• Dataset content:

***

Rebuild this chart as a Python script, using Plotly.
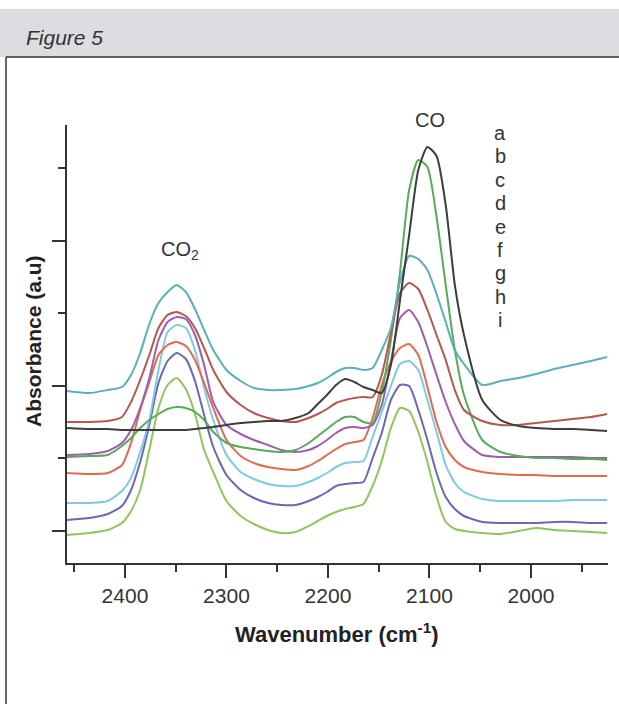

***

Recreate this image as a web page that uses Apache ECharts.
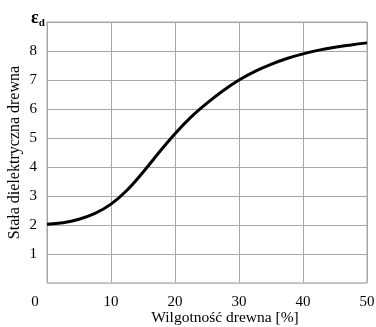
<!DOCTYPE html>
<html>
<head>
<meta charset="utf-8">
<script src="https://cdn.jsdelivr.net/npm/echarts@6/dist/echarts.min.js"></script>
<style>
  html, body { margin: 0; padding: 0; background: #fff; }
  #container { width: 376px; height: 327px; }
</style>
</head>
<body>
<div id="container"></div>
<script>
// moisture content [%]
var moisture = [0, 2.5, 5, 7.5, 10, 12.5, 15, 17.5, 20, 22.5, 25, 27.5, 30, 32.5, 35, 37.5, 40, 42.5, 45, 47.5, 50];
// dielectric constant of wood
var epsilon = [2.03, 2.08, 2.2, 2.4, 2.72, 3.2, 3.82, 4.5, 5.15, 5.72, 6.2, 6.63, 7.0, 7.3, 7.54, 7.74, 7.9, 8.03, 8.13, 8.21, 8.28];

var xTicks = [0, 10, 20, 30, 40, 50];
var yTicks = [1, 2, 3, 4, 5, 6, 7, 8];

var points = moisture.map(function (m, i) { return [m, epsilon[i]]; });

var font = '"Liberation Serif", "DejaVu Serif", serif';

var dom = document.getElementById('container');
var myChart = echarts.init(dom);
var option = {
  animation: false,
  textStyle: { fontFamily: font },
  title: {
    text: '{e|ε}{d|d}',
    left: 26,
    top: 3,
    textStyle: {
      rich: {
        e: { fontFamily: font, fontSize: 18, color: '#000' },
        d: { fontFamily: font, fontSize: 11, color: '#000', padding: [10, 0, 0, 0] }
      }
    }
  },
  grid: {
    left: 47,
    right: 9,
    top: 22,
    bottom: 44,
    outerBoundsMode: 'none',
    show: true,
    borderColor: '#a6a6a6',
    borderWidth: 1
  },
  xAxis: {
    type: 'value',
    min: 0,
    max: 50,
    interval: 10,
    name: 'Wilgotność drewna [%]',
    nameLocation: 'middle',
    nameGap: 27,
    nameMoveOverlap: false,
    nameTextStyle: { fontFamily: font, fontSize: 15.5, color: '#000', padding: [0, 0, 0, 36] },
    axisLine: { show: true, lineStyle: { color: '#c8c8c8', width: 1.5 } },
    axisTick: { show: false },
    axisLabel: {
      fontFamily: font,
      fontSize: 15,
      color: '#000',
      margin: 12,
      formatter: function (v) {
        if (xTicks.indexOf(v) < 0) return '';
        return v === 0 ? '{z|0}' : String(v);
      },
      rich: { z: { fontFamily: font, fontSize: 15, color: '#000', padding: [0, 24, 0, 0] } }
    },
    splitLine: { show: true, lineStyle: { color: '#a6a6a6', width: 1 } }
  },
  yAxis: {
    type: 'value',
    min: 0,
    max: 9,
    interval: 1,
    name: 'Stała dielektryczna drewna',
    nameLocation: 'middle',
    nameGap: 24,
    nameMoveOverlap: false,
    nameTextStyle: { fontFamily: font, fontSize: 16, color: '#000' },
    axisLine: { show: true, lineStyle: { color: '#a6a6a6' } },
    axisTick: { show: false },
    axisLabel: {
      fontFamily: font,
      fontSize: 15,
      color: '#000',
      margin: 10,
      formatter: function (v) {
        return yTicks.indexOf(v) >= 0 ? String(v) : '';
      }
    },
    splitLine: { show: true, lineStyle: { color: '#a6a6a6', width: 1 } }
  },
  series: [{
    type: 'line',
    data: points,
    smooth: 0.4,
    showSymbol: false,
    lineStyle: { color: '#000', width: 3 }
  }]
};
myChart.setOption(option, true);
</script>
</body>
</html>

***

• Work to complete: Look through the entries and find each line that has the string "script". Copy those lines.

• Solution to this task:
Rebuild this chart as a Python script, using Plotly.
<script src="https://cdn.jsdelivr.net/npm/echarts@6/dist/echarts.min.js"></script>
<script>
</script>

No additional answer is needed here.